There are two accounts of the death of St. Germaine, both complementing the other.  One tells of a priest traveling from one part of France in the direction of Toulouse, which is very close to Pibrac.  When he arrived in Pibrac, on his way to Toulouse, he could hardly see.  The night was dark; there were no lights to help him.  He really groped through the town.  All at once, a heavenly aura lit up the sky.  He saw a procession of saintly virgins almost float down from Heaven toward a barn in the village.  Then he saw a virgin ascending to Heaven.  He was completely spellbound by the vision.  He knew it had to be of God, but did not know what it meant.  He decided to stay the night in Pibrac, to try to determine the meaning of this vision.

On the other side of the village, coming from Toulouse, two monks groped in the near-pitch dark night of Pibrac.  They feared they were going in the wrong direction, so they took refuge in the remains of a castle, which had been abandoned.  They too saw the same vision, of the brilliant virgins coming down from Heaven, followed by the virgin going up into Heaven, accompanied by a multitude of Angels.  They, too, decided to find out what it meant the next day when it was light out.

When both the priest and the monks described to the locals the next morning the events of the previous evening, they people were stymied at first, but when they heard that she was crowned with a diadem, they immediately thought of the little Saint in their midst, Germaine.  They assumed she had been taken up from her life of misery into Heaven.  All went to the barn, where they found Germaine’s father, weeping over the body of his daughter, laying on her little thatched mattress, a rosary in her hands, and her face beaming.

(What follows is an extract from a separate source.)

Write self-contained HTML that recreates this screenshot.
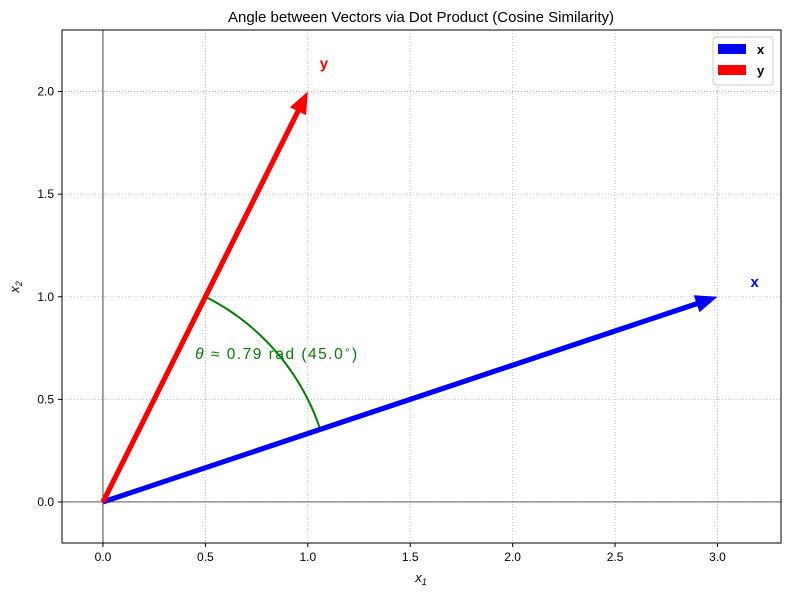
<!DOCTYPE html>
<html><head><meta charset="utf-8"><style>
body{margin:0;background:#fff;}
svg text{font-family:"Liberation Sans","DejaVu Sans",sans-serif;}
</style></head><body>
<svg id="chart" width="790" height="597" xmlns="http://www.w3.org/2000/svg">
<rect width="790" height="597" fill="#fff"/>
<g id="grid"></g>
<g id="ticks"></g>
<g id="marks"></g>
<rect x="62" y="30" width="719" height="513" fill="none" stroke="#000" stroke-width="1"/>
<text x="421" y="22" font-size="15" text-anchor="middle">Angle between Vectors via Dot Product (Cosine Similarity)</text>
<text x="421" y="582" font-size="13" text-anchor="middle" font-style="italic">x<tspan font-size="9" dy="3">1</tspan></text>
<text x="19" y="287" font-size="13" text-anchor="middle" font-style="italic" transform="rotate(-90 19 287)">x<tspan font-size="9" dy="3">2</tspan></text>
<g>
<rect x="713" y="37" width="60" height="48" rx="3" fill="#fff" stroke="#ccc"/>
<rect x="718" y="44" width="28" height="10" fill="#0000ff"/>
<text x="757" y="54" font-size="13" font-weight="bold">x</text>
<rect x="718" y="65" width="28" height="10" fill="#ff0000"/>
<text x="757" y="75" font-size="13" font-weight="bold">y</text>
</g>
</svg>
<script>
const xTicks=[0,0.5,1,1.5,2,2.5,3];
const yTicks=[0,0.5,1,1.5,2];
const xTickLabels=["0.0","0.5","1.0","1.5","2.0","2.5","3.0"];
const yTickLabels=["0.0","0.5","1.0","1.5","2.0"];
const vecX=[3,1];
const vecY=[1,2];
const vecNames=["x","y"];
const angleLabelPos=[0.45,0.72];
const xDomain=[-0.2,3.31], yDomain=[-0.2,2.3];
const L=62,R=781,T=30,B=543;
const sx=v=>L+(v-xDomain[0])/(xDomain[1]-xDomain[0])*(R-L);
const sy=v=>B-(v-yDomain[0])/(yDomain[1]-yDomain[0])*(B-T);
const NS="http://www.w3.org/2000/svg";
function mk(tag,attrs,parent,txt){const e=document.createElementNS(NS,tag);for(const k in attrs)e.setAttribute(k,attrs[k]);if(txt!==undefined)e.textContent=txt;parent.appendChild(e);return e;}
const grid=document.getElementById('grid'),ticks=document.getElementById('ticks'),marks=document.getElementById('marks');
xTicks.forEach((v,i)=>{
 const g=mk('line',{x1:sx(v),x2:sx(v),y1:T,y2:B,stroke:'#b0b0b0','stroke-dasharray':'1,2','stroke-width':0.8},grid);
 
 
 const t=mk('line',{x1:sx(v),x2:sx(v),y1:B,y2:B+4,stroke:'#000'},ticks);
 
 
 const l=mk('text',{x:sx(v),y:B+18,'font-size':12,'text-anchor':'middle'},ticks,xTickLabels[i]);
 
 
});
yTicks.forEach((v,i)=>{
 const g=mk('line',{x1:L,x2:R,y1:sy(v),y2:sy(v),stroke:'#b0b0b0','stroke-dasharray':'1,2','stroke-width':0.8},grid);
 
 
 const t=mk('line',{x1:L-4,x2:L,y1:sy(v),y2:sy(v),stroke:'#000'},ticks);
 
 
 const l=mk('text',{x:L-8,y:sy(v)+4,'font-size':12,'text-anchor':'end'},ticks,yTickLabels[i]);
 
 
});
const ax=mk('line',{x1:L,x2:R,y1:sy(0),y2:sy(0),stroke:'#000','stroke-width':0.7},marks);


const ay=mk('line',{x1:sx(0),x2:sx(0),y1:T,y2:B,stroke:'#000','stroke-width':0.7},marks);


const a1=Math.atan2(vecX[1],vecX[0]),a2=Math.atan2(vecY[1],vecY[0]);
const r=0.5*Math.min(Math.hypot(vecX[0],vecX[1]),Math.hypot(vecY[0],vecY[1]));
let d='';for(let i=0;i<=40;i++){const a=a1+(a2-a1)*i/40;d+=(i?'L':'M')+sx(r*Math.cos(a))+' '+sy(r*Math.sin(a));}
const arc=mk('path',{d:d,fill:'none',stroke:'#008000','stroke-width':2},marks);


const ang=Math.acos((vecX[0]*vecY[0]+vecX[1]*vecY[1])/(Math.hypot(vecX[0],vecX[1])*Math.hypot(vecY[0],vecY[1])));
const at=mk('text',{x:sx(angleLabelPos[0]),y:sy(angleLabelPos[1])+5,'font-size':15.5,fill:'#008000',textLength:162,lengthAdjust:'spacing'},marks);


at.innerHTML='<tspan font-style="italic">θ</tspan> ≈ '+ang.toFixed(2)+' rad (' + (ang*180/Math.PI).toFixed(1)+'<tspan font-size="10" dy="-6">∘</tspan><tspan dy="6">)</tspan>';
function arrow(v,color,name){
 const x0=sx(0),y0=sy(0),x1=sx(v[0]),y1=sy(v[1]);
 const dx=x1-x0,dy=y1-y0,len=Math.hypot(dx,dy),ux=dx/len,uy=dy/len,px=-uy,py=ux;
 const hl=22,hw=9,sw=2.6;
 const bx=x1-ux*hl,by=y1-uy*hl;
 const pts=[[x0+px*sw,y0+py*sw],[bx+px*sw,by+py*sw],[bx+px*hw,by+py*hw],[x1,y1],[bx-px*hw,by-py*hw],[bx-px*sw,by-py*sw],[x0-px*sw,y0-py*sw]];
 const p=mk('polygon',{points:pts.map(q=>q.join(',')).join(' '),fill:color},marks);
 
 
 const t=mk('text',{x:x1+(name==='x'?33:12),y:y1+(name==='x'?-10:-23),'font-size':15,'font-weight':'bold',fill:color},marks,name);
 
 
}
arrow(vecX,'#0000ff',vecNames[0]);
arrow(vecY,'#ff0000',vecNames[1]);
</script>
</body></html>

Possibly more attention was given to this beautiful young girl than had ever been given her before.  By the way, the marks on her face all but disappeared, and her arm was able to be positioned almost the way it would be if she had not suffered her illness.  Her step-mother, in an act completely foreign to her personality, dressed Germaine in a beautiful dress, simple, as befit the flavor of the area she lived in.  The little children made a wreath for her head, and placed it on her body.  Great pains were taken to make this, the day she died, the most memorable in her life.  Her body was brought, in solemn procession, to the church she loved so much, and buried there.  And that should have been the end of the story, or so everyone thought.

But that’s not the end of the story.  Forty three years later, in 1644, when most of the children Germaine taught in the forest, were now grown, probably parents, a woman in the parish died, and had requested to be buried in the church near the altar.  When the workmen dug up the floor near the altar, they found the tomb of Germaine, who had long since been forgotten, her father and mother having passed on.  When the workers opened the floor, they found the body of a young girl, perfectly intact.  As a matter of fact, the pickaxe used by one of the workers hit her nose, and it began to bleed.

Well, the workers ran all through the village, ranting and raving about the body that was found in the church.  The entire village came to the church to see the miraculous occurrence.  Distant relatives of the Cousin family, of which she was a part, having heard the stories all their life of the little saint, identified the corpse as being the little Holy girl, Germaine Cousin.

Remember now, this was a good generation after she had lived and died.  Even if the children, now adults, remembered Germaine, their memories would have been dimmed by the years.  Add to that the new people who had moved into the village, and a priest, who was probably only a child when she died, and the bottom line is that she was fairly unknown any more.